Kim Morgan revisited the film when the new restoration premiered in Berlin (“after many viewings throughout my life, the movie, all red light and red blood and red anger, is still lingering in my mind”) in a superb post on the MSN Hitlist blog, which also offers details on the restoration itself, supervised by the film’s cinematographer Michael Chapman.
The Blu-ray debut features all the supplements of the previous DVD “Limited Collector’s Edition” and more. That includes separate commentary tracks by professor and writer Robert Kolker and screenwriter Paul Schrader, 15-minute “Martin Scorsese on Taxi Driver” (talking about his influences and his reflections on the work decades later) and the 21-minute “God’s Lonely Man” (reflections by screenwriter Schrader and critic Kolker), along with storyboard-to-film comparisons (with an introduction by Scorsese) and shorter companion featurettes from the 2007 edition, and the superb 70-minute documentary “Making Taxi Driver” from the 1999 DVD release.

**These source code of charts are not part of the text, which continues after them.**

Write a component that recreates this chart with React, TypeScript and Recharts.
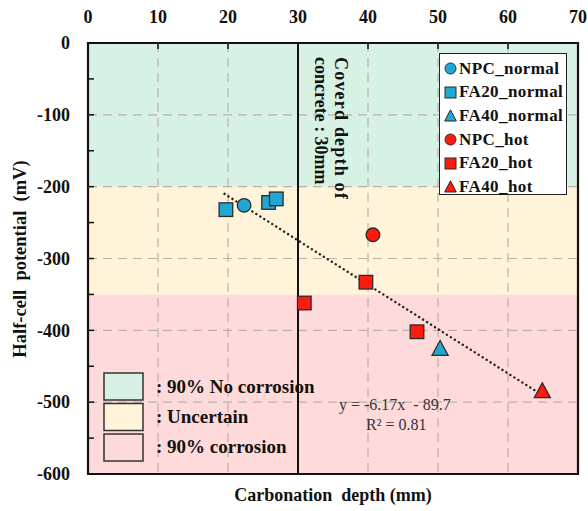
import React from "react";
import {
  ComposedChart,
  Scatter,
  XAxis,
  YAxis,
  ReferenceArea,
  ReferenceLine,
} from "recharts";

// carbonation depth (mm) vs half-cell potential (mV)
const npcNormal = [{ x: 22.3, y: -226 }];
const fa20Normal = [
  { x: 19.7, y: -232 },
  { x: 25.8, y: -222 },
  { x: 26.9, y: -217 },
];
const fa40Normal = [{ x: 50.3, y: -426 }];
const npcHot = [{ x: 40.7, y: -267 }];
const fa20Hot = [
  { x: 30.9, y: -362 },
  { x: 39.7, y: -333 },
  { x: 47.0, y: -402 },
];
const fa40Hot = [{ x: 64.9, y: -485 }];

// fitted line y = -6.17x - 89.7, end points
const trendLine = [
  { x: 19.5, y: -210 },
  { x: 65.2, y: -492 },
];

const xTicks = [0, 10, 20, 30, 40, 50, 60, 70];
const yTicks = [0, -50, -100, -150, -200, -250, -300, -350, -400, -450, -500, -550, -600];
const xGrid = [10, 20, 30, 40, 50, 60];
const yGrid = [-100, -200, -300, -400, -500];

const zoneBounds = [
  [0, -200],
  [-200, -350],
  [-350, -600],
];
const zoneLabels = [": 90% No corrosion", ": Uncertain", ": 90% corrosion"];
const coverDepth = 30;

const ZONE_COLORS = ["#d7f2e4", "#fff4d9", "#ffdada"];
const BLUE = "#22a7d3";
const RED = "#ff1a10";
const EDGE = "#2a2a2a";
const FONT = "'Liberation Serif', 'Times New Roman', serif";

const series = [
  { name: "NPC_normal", data: npcNormal, shape: "circle", color: BLUE },
  { name: "FA20_normal", data: fa20Normal, shape: "square", color: BLUE },
  { name: "FA40_normal", data: fa40Normal, shape: "triangle", color: BLUE },
  { name: "NPC_hot", data: npcHot, shape: "circle", color: RED },
  { name: "FA20_hot", data: fa20Hot, shape: "square", color: RED },
  { name: "FA40_hot", data: fa40Hot, shape: "triangle", color: RED },
];

function markerShape(shape: string, color: string) {
  return (p: any) => {
    const { cx, cy } = p;
    if (shape === "circle") {
      return <circle cx={cx} cy={cy} r={6.8} fill={color} stroke={EDGE} strokeWidth={1.3} />;
    }
    if (shape === "square") {
      return <rect x={cx - 6.8} y={cy - 6.8} width={13.6} height={13.6} fill={color} stroke={EDGE} strokeWidth={1.3} />;
    }
    return (
      <polygon
        points={`${cx},${cy - 8.5} ${cx + 8},${cy + 6.3} ${cx - 8},${cy + 6.3}`}
        fill={color}
        stroke={EDGE}
        strokeWidth={1.3}
      />
    );
  };
}

function XTick(props: any) {
  const { x, y, payload } = props;
  return (
    <g>
      <line x1={x} x2={x} y1={y + 19} y2={y + 25} stroke="#111" strokeWidth={1.5} />
      <text x={x} y={y - 1} textAnchor="middle" fontFamily={FONT} fontWeight="bold" fontSize={18} fill="#111">
        {payload.value}
      </text>
    </g>
  );
}

function YTick(props: any) {
  const { x, y, payload } = props;
  const major = payload.value % 100 === 0;
  return (
    <g>
      <line x1={x + 18} x2={x + 24} y1={y} y2={y} stroke="#111" strokeWidth={1.5} />
      {major && (
        <text x={x} y={y} dy="0.35em" textAnchor="end" fontFamily={FONT} fontWeight="bold" fontSize={18} fill="#111">
          {payload.value}
        </text>
      )}
    </g>
  );
}

function Marker({ shape, color }: { shape: string; color: string }) {
  return (
    <svg width={13} height={13} style={{ marginRight: 2, flex: "none" }}>
      {shape === "circle" && <circle cx={6.5} cy={6.5} r={5.5} fill={color} stroke={EDGE} strokeWidth={1} />}
      {shape === "square" && <rect x={1} y={1} width={11} height={11} fill={color} stroke={EDGE} strokeWidth={1} />}
      {shape === "triangle" && <polygon points="6.5,0.8 12.3,12 0.7,12" fill={color} stroke={EDGE} strokeWidth={1} />}
    </svg>
  );
}

function SeriesLegend() {
  return (
    <div
      style={{
        position: "absolute",
        left: 439,
        top: 53,
        width: 128,
        height: 142,
        background: "#fff",
        border: "1.5px solid #222",
        padding: "3px 0 0 4px",
        boxSizing: "border-box",
      }}
    >
      {series.map((s) => (
        <div
          key={s.name}
          style={{
            display: "flex",
            alignItems: "center",
            height: 23.6,
            fontFamily: FONT,
            fontWeight: "bold",
            fontSize: 17,
            color: "#111",
            letterSpacing: 0.4,
          }}
        >
          <Marker shape={s.shape} color={s.color} />
          {s.name}
        </div>
      ))}
    </div>
  );
}

function CoverLabel(props: any) {
  const { viewBox } = props;
  const tx = viewBox.x + 37;
  const ty = viewBox.y + 14;
  return (
    <text
      transform={`translate(${tx},${ty}) rotate(90)`}
      fontFamily={FONT}
      fontWeight="bold"
      fontSize={18}
      fill="#111"
    >
      <tspan x={0} y={0} letterSpacing={1.2}>Coverd depth of</tspan>
      <tspan x={0} y={20}>concrete : 30mm</tspan>
    </text>
  );
}

export default function App() {
  return (
    <div style={{ position: "absolute", left: 0, top: 0, width: 588, height: 511, background: "#fff" }}>
      <ComposedChart width={588} height={511} margin={{ top: 13, right: 10, bottom: 37, left: 0 }}>
        <XAxis
          dataKey="x"
          type="number"
          orientation="top"
          domain={[0, 70]}
          ticks={xTicks}
          height={30}
          axisLine={false}
          tickLine={false}
          tickSize={0}
          tickMargin={19}
          tick={<XTick />}
        />
        <YAxis
          dataKey="y"
          type="number"
          domain={[-600, 0]}
          ticks={yTicks}
          width={88}
          axisLine={false}
          tickLine={false}
          tickSize={0}
          tickMargin={18}
          tick={<YTick />}
          interval={0}
        />
        {zoneBounds.map(([top, bottom], i) => (
          <ReferenceArea key={i} y1={bottom} y2={top} x1={0} x2={70} fill={ZONE_COLORS[i]} fillOpacity={1} stroke="none" />
        ))}
        {xGrid.map((v) => (
          <ReferenceLine key={"gx" + v} x={v} stroke="#b9b1a9" strokeDasharray="9 6" strokeWidth={1.2} />
        ))}
        {yGrid.map((v) => (
          <ReferenceLine key={"gy" + v} y={v} stroke="#b9b1a9" strokeDasharray="9 6" strokeWidth={1.2} />
        ))}
        <ReferenceArea x1={0} x2={70} y1={-600} y2={0} fill="none" fillOpacity={0} stroke="#1a1010" strokeWidth={2.2} />
        <ReferenceLine x={coverDepth} stroke="#111" strokeWidth={2} label={<CoverLabel />} />
        <Scatter
          data={trendLine}
          line={{ stroke: "#222", strokeWidth: 2.4, strokeDasharray: "0.1 4.6", strokeLinecap: "round" }}
          shape={() => null}
          legendType="none"
          isAnimationActive={false}
        />
        {series.map((s) => (
          <Scatter
            key={s.name}
            name={s.name}
            data={s.data}
            shape={markerShape(s.shape, s.color)}
            fill={s.color}
            isAnimationActive={false}
          />
        ))}
      </ComposedChart>
      <SeriesLegend />
      <svg
        width={588}
        height={511}
        style={{ position: "absolute", left: 0, top: 0, pointerEvents: "none" }}
      >
        <text
          transform="translate(26,259) rotate(-90)"
          textAnchor="middle"
          fontFamily={FONT}
          fontWeight="bold"
          fontSize={18.5}
          fill="#111"
          style={{ whiteSpace: "pre" }}
        >
          Half-cell  potential  (mV)
        </text>
        <text x={333} y={501} textAnchor="middle" fontFamily={FONT} fontWeight="bold" fontSize={18} fill="#111" style={{ whiteSpace: "pre" }}>
          Carbonation  depth (mm)
        </text>
        {zoneLabels.map((label, i) => (
          <g key={label}>
            <rect
              x={104}
              y={373 + i * 30.5}
              width={39}
              height={27}
              fill={ZONE_COLORS[i]}
              stroke="#333"
              strokeWidth={1.5}
            />
            <text
              x={156}
              y={393 + i * 30}
              fontFamily={FONT}
              fontWeight="bold"
              fontSize={19}
              fill="#111"
              style={{ whiteSpace: "pre" }}
            >
              {label}
            </text>
          </g>
        ))}
        <text x={339} y={410} fontFamily={FONT} fontSize={16} fill="#333" style={{ whiteSpace: "pre" }}>
          y = -6.17x  - 89.7
        </text>
        <text x={366} y={430} fontFamily={FONT} fontSize={16} fill="#333">
          R² = 0.81
        </text>
      </svg>
    </div>
  );
}
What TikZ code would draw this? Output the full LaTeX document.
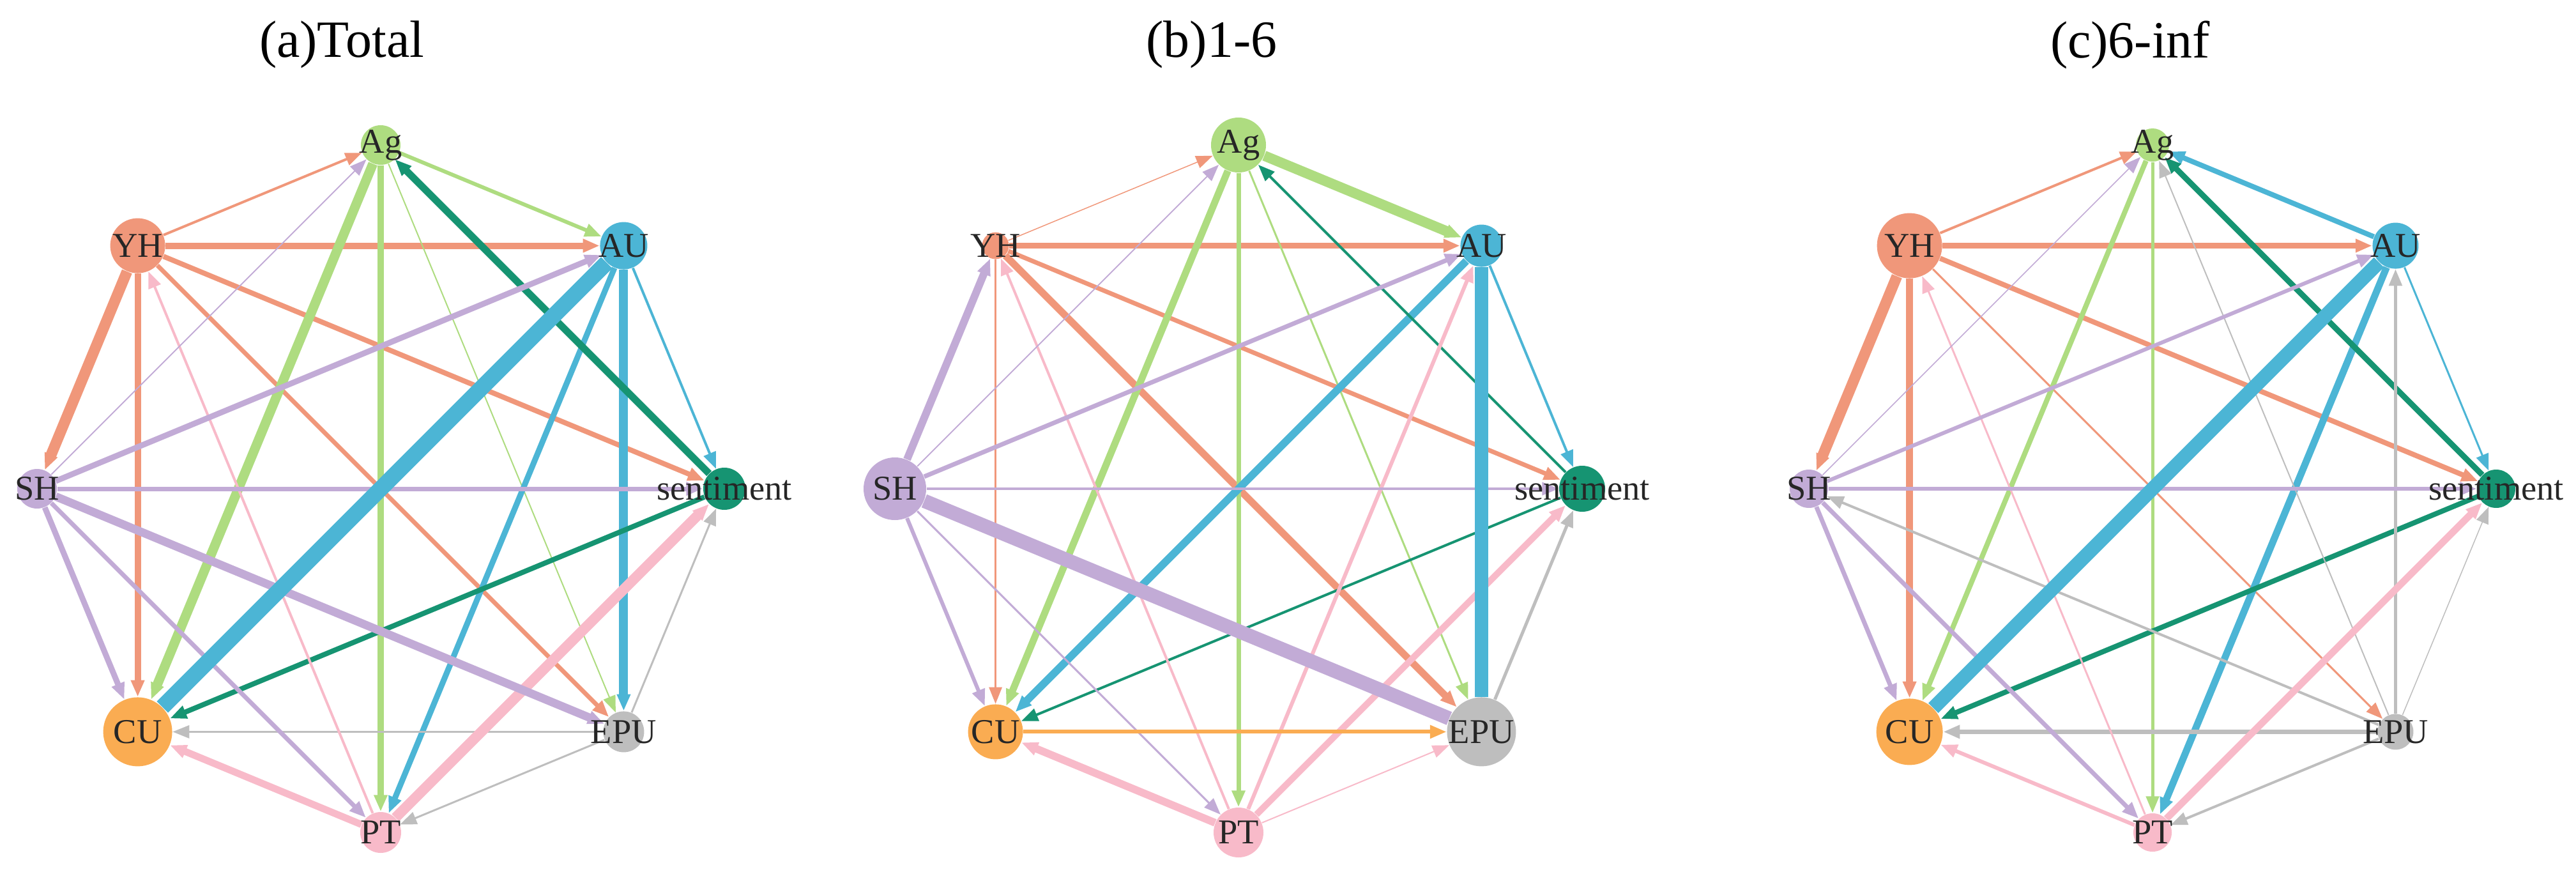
\documentclass[tikz,border=0pt]{standalone}
\usepackage{fontspec}
\setmainfont{Liberation Serif}
\usepackage{tikz}
\usetikzlibrary{arrows.meta, backgrounds}

\definecolor{cAg}{RGB}{174,220,128}
\definecolor{cAU}{RGB}{76,181,213}
\definecolor{cSen}{RGB}{22,148,114}
\definecolor{cEPU}{RGB}{190,190,190}
\definecolor{cPT}{RGB}{248,186,201}
\definecolor{cCU}{RGB}{250,172,82}
\definecolor{cSH}{RGB}{194,171,214}
\definecolor{cYH}{RGB}{240,151,122}

\begin{document}
\begin{tikzpicture}[
    vtx/.style={circle, inner sep=0pt, minimum size=#1},
    lbl/.style={font=\fontsize{15.5}{18}\selectfont, text=black!85},
    ttl/.style={font=\fontsize{23.3}{28}\selectfont},
    lnk/.style={-{Triangle[length=0.26cm, width=0.2cm]}},
    heavy/.style={-}
]
\useasboundingbox (0,0) rectangle (40.33,13.67);

% Titles
\node[ttl] (ta) at (5.35,12.97) {(a)Total};
\node[ttl] (tb) at (18.97,12.97) {(b)1-6};
\node[ttl] (tc) at (33.35,12.97) {(c)6-inf};

% (a) nodes
\begin{scope}[shift={(5.96,6.02)}]
\node[vtx=0.62cm, fill=cAg, label={[lbl, name=a-Ag-t]center:Ag}] (a-Ag) at (90:5.38) {};
\node[vtx=0.74cm, fill=cAU, label={[lbl, name=a-AU-t]center:AU}] (a-AU) at (45:5.38) {};
\node[vtx=0.66cm, fill=cSen, label={[lbl, name=a-sen-t]center:sentiment}] (a-sen) at (0:5.38) {};
\node[vtx=0.64cm, fill=cEPU, label={[lbl, name=a-EPU-t]center:EPU}] (a-EPU) at (-45:5.38) {};
\node[vtx=0.64cm, fill=cPT, label={[lbl, name=a-PT-t]center:PT}] (a-PT) at (-90:5.38) {};
\node[vtx=1.08cm, fill=cCU, label={[lbl, name=a-CU-t]center:CU}] (a-CU) at (-135:5.38) {};
\node[vtx=0.62cm, fill=cSH, label={[lbl, name=a-SH-t]center:SH}] (a-SH) at (180:5.38) {};
\node[vtx=0.86cm, fill=cYH, label={[lbl, name=a-YH-t]center:YH}] (a-YH) at (135:5.38) {};
\end{scope}

% (b) nodes
\begin{scope}[shift={(19.39,6.02)}]
\node[vtx=0.86cm, fill=cAg, label={[lbl, name=b-Ag-t]center:Ag}] (b-Ag) at (90:5.38) {};
\node[vtx=0.66cm, fill=cAU, label={[lbl, name=b-AU-t]center:AU}] (b-AU) at (45:5.38) {};
\node[vtx=0.72cm, fill=cSen, label={[lbl, name=b-sen-t]center:sentiment}] (b-sen) at (0:5.38) {};
\node[vtx=1.08cm, fill=cEPU, label={[lbl, name=b-EPU-t]center:EPU}] (b-EPU) at (-45:5.38) {};
\node[vtx=0.78cm, fill=cPT, label={[lbl, name=b-PT-t]center:PT}] (b-PT) at (-90:5.38) {};
\node[vtx=0.86cm, fill=cCU, label={[lbl, name=b-CU-t]center:CU}] (b-CU) at (-135:5.38) {};
\node[vtx=0.98cm, fill=cSH, label={[lbl, name=b-SH-t]center:SH}] (b-SH) at (180:5.38) {};
\node[vtx=0.42cm, fill=cYH, label={[lbl, name=b-YH-t]center:YH}] (b-YH) at (135:5.38) {};
\end{scope}

% (c) nodes
\begin{scope}[shift={(33.70,6.02)}]
\node[vtx=0.52cm, fill=cAg, label={[lbl, name=c-Ag-t]center:Ag}] (c-Ag) at (90:5.38) {};
\node[vtx=0.72cm, fill=cAU, label={[lbl, name=c-AU-t]center:AU}] (c-AU) at (45:5.38) {};
\node[vtx=0.60cm, fill=cSen, label={[lbl, name=c-sen-t]center:sentiment}] (c-sen) at (0:5.38) {};
\node[vtx=0.56cm, fill=cEPU, label={[lbl, name=c-EPU-t]center:EPU}] (c-EPU) at (-45:5.38) {};
\node[vtx=0.60cm, fill=cPT, label={[lbl, name=c-PT-t]center:PT}] (c-PT) at (-90:5.38) {};
\node[vtx=1.04cm, fill=cCU, label={[lbl, name=c-CU-t]center:CU}] (c-CU) at (-135:5.38) {};
\node[vtx=0.60cm, fill=cSH, label={[lbl, name=c-SH-t]center:SH}] (c-SH) at (180:5.38) {};
\node[vtx=1.02cm, fill=cYH, label={[lbl, name=c-YH-t]center:YH}] (c-YH) at (135:5.38) {};
\end{scope}

\begin{scope}[on background layer]
% (a) links: source/target/colour/width in px
\foreach \src/\dst/\col/\wd in {
    a-YH/a-Ag/cYH/4, a-YH/a-AU/cYH/10, a-YH/a-sen/cYH/8, a-YH/a-EPU/cYH/7,
    a-YH/a-CU/cYH/10, a-YH/a-SH/cYH/17,
    a-Ag/a-AU/cAg/6, a-Ag/a-CU/cAg/15, a-Ag/a-PT/cAg/10, a-Ag/a-EPU/cAg/2,
    a-AU/a-PT/cAU/9, a-AU/a-EPU/cAU/14, a-AU/a-sen/cAU/4,
    a-sen/a-Ag/cSen/11, a-sen/a-CU/cSen/8,
    a-EPU/a-CU/cEPU/3, a-EPU/a-PT/cEPU/3, a-EPU/a-sen/cEPU/3,
    a-PT/a-CU/cPT/11, a-PT/a-YH/cPT/4, a-PT/a-sen/cPT/16,
    a-SH/a-Ag/cSH/2, a-SH/a-AU/cSH/9, a-SH/a-sen/cSH/7, a-SH/a-EPU/cSH/13,
    a-SH/a-PT/cSH/7, a-SH/a-CU/cSH/9} {
    \draw[lnk, draw=\col, line width=\wd*0.01cm] (\src) -- (\dst);
}
\draw[heavy, draw=cAU, line width=0.25cm] (a-AU) -- (a-CU);

% (b) links
\foreach \src/\dst/\col/\wd in {
    b-YH/b-Ag/cYH/1.5, b-YH/b-AU/cYH/9, b-YH/b-sen/cYH/7, b-YH/b-EPU/cYH/11,
    b-YH/b-CU/cYH/3,
    b-Ag/b-AU/cAg/16, b-Ag/b-CU/cAg/11, b-Ag/b-PT/cAg/7, b-Ag/b-EPU/cAg/3,
    b-AU/b-CU/cAU/12, b-AU/b-sen/cAU/4,
    b-sen/b-Ag/cSen/4, b-sen/b-CU/cSen/4,
    b-EPU/b-sen/cEPU/5,
    b-PT/b-CU/cPT/12, b-PT/b-YH/cPT/4, b-PT/b-AU/cPT/6, b-PT/b-sen/cPT/10,
    b-PT/b-EPU/cPT/2,
    b-SH/b-YH/cSH/12, b-SH/b-Ag/cSH/2, b-SH/b-AU/cSH/7, b-SH/b-sen/cSH/4,
    b-SH/b-CU/cSH/6, b-SH/b-PT/cSH/3,
    b-CU/b-EPU/cCU/6} {
    \draw[lnk, draw=\col, line width=\wd*0.01cm] (\src) -- (\dst);
}
\draw[heavy, draw=cAU, line width=0.21cm] (b-AU) -- (b-EPU);
\draw[heavy, draw=cSH, line width=0.22cm] (b-SH) -- (b-EPU);

% (c) links
\foreach \src/\dst/\col/\wd in {
    c-YH/c-Ag/cYH/4, c-YH/c-AU/cYH/9, c-YH/c-sen/cYH/8, c-YH/c-EPU/cYH/3,
    c-YH/c-CU/cYH/11, c-YH/c-SH/cYH/17,
    c-Ag/c-CU/cAg/8, c-Ag/c-PT/cAg/5,
    c-AU/c-Ag/cAU/8, c-AU/c-PT/cAU/11, c-AU/c-sen/cAU/3,
    c-sen/c-Ag/cSen/9, c-sen/c-CU/cSen/8,
    c-EPU/c-AU/cEPU/5, c-EPU/c-Ag/cEPU/2, c-EPU/c-SH/cEPU/4, c-EPU/c-CU/cEPU/7,
    c-EPU/c-PT/cEPU/4, c-EPU/c-sen/cEPU/1.5,
    c-PT/c-CU/cPT/6, c-PT/c-YH/cPT/3, c-PT/c-sen/cPT/11,
    c-SH/c-Ag/cSH/1.5, c-SH/c-AU/cSH/6, c-SH/c-sen/cSH/6, c-SH/c-CU/cSH/7,
    c-SH/c-PT/cSH/7} {
    \draw[lnk, draw=\col, line width=\wd*0.01cm] (\src) -- (\dst);
}
\draw[heavy, draw=cAU, line width=0.22cm] (c-AU) -- (c-CU);
\end{scope}

\end{tikzpicture}
\end{document}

New to this edition is the interactive Blu-ray exclusive “Script to Screen” function, which scrolls actual script pages (with Scorsese’s notations) along with the film, and the movieIQ function which synchs up the film with computer or iPhone (through wireless-enabled players) to run supplementary material. The archival revival of this edition is the original 1986 commentary by Martin Scorsese and Paul Schrader (recorded separately) for the (long out of print) Criterion laserdisc release. This is one of the very first commentary tracks ever recorded and has been unavailable to most viewers for years (there aren’t a lot of laserdisc players still spinning discs out there). The unfamiliarity with the concept is apparent in the long silences of the track, even with the two separate tracks edited together and a narrator offering periodic introductions and background notes, and much of their talk has been reiterated in later interviews, commentary tracks and documentaries, but it is still illuminating and historically important: a track recorded ten years out from the film, before Scorsese had become a significant commercial success or a spokesman for film history and preservation.